HDP iddiasının köylerde karşılığı yok
Köyün birisinde bir grup ciddi muhalefet etti bize. Ancak Fazıl Bey’i dinleyince onların da ikna olduklarını görmek bizi çok mutlu etti. Yine bir köy ziyaretimizde latife olsun diye biraz da bizim HDP ile birlikte hareket ettiğimiz iddiası dile getirildi ama dediğim gibi sadece latifeydi. Çünkü yukarının bu iddiasının köylerde bir karşılığı olmadığını, buna kimsenin itibar etmediğini bizzat müşahade ettik. Ama bunun yanında hükümete karşı çok keskin eleştirilere şahit oluyoruz.
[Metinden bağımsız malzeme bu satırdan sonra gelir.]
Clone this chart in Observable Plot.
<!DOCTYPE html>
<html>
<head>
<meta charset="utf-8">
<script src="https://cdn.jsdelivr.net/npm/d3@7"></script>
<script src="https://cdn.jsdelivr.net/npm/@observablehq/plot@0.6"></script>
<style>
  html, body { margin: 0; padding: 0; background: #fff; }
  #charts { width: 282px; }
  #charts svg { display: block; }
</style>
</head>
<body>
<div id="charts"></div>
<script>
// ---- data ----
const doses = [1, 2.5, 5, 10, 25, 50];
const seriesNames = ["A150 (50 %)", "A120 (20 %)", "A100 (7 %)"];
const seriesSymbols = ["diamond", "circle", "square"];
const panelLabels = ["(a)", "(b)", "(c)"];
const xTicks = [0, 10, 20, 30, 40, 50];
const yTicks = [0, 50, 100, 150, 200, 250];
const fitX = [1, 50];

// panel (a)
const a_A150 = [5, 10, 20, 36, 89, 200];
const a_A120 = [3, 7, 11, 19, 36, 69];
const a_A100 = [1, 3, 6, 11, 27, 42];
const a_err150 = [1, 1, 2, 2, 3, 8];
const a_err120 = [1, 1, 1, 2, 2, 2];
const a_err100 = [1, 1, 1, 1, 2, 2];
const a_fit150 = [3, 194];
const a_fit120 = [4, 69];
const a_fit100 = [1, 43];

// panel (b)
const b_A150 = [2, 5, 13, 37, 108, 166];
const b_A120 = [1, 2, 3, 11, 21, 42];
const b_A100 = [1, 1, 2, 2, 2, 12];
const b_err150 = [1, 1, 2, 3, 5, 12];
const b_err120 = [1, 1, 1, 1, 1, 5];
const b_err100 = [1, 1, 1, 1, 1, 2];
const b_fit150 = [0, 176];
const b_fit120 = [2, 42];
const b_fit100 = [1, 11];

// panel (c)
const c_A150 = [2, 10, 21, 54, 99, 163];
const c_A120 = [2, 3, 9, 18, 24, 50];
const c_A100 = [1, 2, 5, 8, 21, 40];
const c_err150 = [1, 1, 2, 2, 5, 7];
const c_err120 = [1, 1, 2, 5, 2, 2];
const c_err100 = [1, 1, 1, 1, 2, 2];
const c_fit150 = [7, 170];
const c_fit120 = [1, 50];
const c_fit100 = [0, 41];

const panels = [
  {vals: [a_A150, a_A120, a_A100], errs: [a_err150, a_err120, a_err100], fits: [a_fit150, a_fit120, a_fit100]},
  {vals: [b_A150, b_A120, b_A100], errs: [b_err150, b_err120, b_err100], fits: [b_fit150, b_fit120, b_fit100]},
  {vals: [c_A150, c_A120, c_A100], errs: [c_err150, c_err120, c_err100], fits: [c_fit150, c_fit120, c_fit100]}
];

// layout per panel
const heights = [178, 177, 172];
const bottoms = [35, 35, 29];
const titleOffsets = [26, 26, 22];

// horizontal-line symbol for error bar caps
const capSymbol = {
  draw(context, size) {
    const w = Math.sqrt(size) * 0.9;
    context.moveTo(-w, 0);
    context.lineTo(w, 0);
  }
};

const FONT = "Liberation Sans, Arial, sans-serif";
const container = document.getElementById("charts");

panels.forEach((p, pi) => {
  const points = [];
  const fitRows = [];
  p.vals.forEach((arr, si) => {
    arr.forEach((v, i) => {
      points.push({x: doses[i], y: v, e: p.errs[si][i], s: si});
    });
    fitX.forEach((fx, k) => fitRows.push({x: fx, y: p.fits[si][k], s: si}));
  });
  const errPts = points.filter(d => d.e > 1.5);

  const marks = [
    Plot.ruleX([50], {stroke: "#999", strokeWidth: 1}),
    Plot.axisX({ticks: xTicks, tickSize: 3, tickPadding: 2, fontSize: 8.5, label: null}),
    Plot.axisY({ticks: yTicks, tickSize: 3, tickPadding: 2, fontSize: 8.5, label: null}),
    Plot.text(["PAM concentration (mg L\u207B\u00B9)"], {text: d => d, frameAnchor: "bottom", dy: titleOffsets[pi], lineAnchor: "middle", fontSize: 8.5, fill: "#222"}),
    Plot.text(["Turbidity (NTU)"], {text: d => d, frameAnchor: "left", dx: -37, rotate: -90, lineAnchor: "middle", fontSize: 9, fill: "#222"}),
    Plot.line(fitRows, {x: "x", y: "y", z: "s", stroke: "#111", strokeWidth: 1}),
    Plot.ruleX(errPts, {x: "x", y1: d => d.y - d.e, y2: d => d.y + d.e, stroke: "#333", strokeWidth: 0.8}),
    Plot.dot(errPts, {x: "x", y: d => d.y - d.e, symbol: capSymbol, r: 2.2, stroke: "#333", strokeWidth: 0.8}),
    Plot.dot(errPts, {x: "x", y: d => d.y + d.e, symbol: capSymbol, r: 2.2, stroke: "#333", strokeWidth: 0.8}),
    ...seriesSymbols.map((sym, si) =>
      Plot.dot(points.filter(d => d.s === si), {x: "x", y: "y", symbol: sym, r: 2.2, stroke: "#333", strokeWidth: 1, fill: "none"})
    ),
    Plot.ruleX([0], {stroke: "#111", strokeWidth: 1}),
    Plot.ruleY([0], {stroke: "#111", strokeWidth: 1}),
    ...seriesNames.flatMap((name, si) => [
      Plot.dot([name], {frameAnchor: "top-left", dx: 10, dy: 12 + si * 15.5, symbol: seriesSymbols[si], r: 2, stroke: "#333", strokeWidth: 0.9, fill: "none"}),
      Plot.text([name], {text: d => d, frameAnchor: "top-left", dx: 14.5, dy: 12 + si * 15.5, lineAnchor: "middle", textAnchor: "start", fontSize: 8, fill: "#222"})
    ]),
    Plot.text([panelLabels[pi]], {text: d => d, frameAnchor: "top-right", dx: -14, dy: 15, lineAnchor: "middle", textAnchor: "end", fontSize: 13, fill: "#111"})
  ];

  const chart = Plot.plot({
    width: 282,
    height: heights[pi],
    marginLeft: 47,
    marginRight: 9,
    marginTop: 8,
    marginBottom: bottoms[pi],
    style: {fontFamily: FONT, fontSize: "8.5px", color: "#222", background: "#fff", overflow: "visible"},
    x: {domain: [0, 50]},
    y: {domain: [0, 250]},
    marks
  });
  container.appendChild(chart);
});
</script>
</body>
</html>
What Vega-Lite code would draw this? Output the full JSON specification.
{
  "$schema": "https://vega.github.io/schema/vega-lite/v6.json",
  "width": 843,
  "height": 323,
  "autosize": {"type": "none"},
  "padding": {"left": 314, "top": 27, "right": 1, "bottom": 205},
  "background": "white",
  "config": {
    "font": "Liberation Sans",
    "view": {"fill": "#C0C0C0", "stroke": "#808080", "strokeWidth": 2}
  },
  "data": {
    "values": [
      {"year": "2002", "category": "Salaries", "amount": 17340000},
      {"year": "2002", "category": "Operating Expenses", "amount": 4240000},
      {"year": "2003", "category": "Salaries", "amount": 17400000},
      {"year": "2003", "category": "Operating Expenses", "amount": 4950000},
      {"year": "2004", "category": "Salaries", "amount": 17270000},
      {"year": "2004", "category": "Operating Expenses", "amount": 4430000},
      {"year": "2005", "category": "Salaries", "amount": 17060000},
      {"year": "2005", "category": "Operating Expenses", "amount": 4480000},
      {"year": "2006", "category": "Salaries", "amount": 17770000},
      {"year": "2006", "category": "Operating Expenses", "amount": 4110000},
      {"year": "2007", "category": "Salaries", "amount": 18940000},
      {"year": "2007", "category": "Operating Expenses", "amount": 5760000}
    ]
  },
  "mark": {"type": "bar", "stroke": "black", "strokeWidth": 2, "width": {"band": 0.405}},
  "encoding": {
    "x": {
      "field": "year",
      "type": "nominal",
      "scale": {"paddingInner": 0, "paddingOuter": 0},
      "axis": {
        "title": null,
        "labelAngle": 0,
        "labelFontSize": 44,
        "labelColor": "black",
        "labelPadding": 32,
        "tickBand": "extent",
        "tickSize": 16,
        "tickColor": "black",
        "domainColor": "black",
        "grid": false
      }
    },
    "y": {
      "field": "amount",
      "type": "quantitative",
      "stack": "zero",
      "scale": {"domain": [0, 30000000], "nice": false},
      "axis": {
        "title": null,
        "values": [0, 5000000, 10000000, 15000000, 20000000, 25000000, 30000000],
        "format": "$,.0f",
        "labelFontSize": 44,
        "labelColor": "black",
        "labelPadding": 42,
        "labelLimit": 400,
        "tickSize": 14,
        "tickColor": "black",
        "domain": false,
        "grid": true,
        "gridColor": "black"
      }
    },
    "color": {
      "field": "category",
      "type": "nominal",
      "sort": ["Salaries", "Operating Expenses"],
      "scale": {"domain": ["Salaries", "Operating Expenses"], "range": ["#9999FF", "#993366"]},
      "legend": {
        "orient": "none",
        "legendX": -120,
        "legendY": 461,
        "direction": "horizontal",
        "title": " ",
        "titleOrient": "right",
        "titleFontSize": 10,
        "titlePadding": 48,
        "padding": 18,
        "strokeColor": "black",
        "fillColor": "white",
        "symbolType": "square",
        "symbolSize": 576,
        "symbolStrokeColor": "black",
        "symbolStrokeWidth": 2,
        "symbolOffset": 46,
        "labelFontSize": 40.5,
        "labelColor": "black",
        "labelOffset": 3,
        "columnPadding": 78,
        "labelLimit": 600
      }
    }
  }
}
Özellikle ekonomik ve siyasi konularda.
Lokman Bey, Serhat Bey
Fazıl Bey genel Türk siyasetinin dışında bir yol izliyor. Mesela Belediye Başkanının ismi geçtiğinde ‘’Lokman Bey’’ dışında bir sıfat kulanmaz. Belediyenin bütçesi sorulduğunda ‘’Bildiğim kadarıyla belediye de o kadar borç batağında değil. Biz geldiğimizde gerekli tedbirleri alır bu borcu da öderiz’’ diyerek hep yapıcı ve olumlu bir dil kullanır. Rakibi için de hep ‘’Serhat Bey’’ ifadesini kullanır ve kendisinden hep övgüyle bahseder.
Köylerden yarıya yakın destek
Samimi, sıcak ve seviyeli diyaloglar bizi daha da umutlandırıyor ve bu seçimlerde bilinenin dışında köylerin yarıya yakınının desteğini alacağımıza inanıyoruz.
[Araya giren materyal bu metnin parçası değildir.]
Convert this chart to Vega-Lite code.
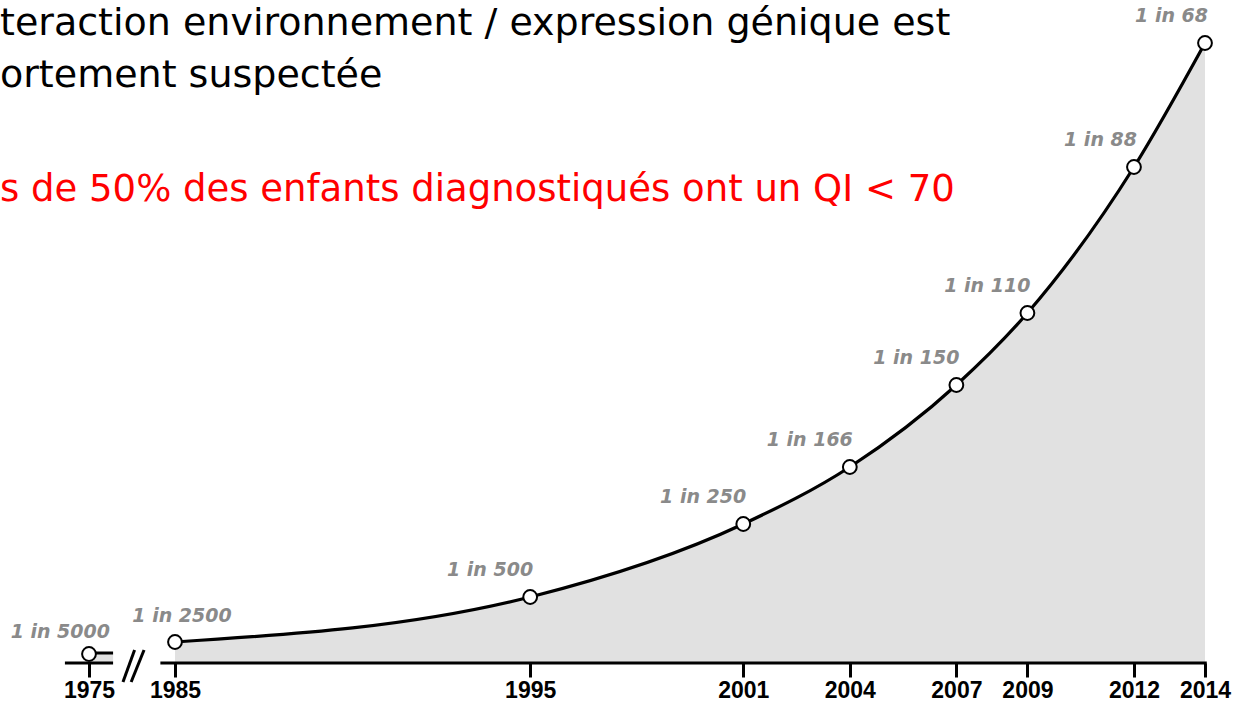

Yeni bir ses, yeni bir nefes
Seçildiğim takdirde özellikle evcil hayvanlar, kültür sanat ve aile çocuk konularında çalışmalar yapmayı düşünüyorum. Kazanspor Kulübü gibi bir Kazan Halk Müziği Korosu, Seymen Grubu gibi.
Sonuç olarak bunca olumlu izlenimden sonra benim kanaatim kesin olarak Fazıl beyin seçimleri kazanacağı yönündedir.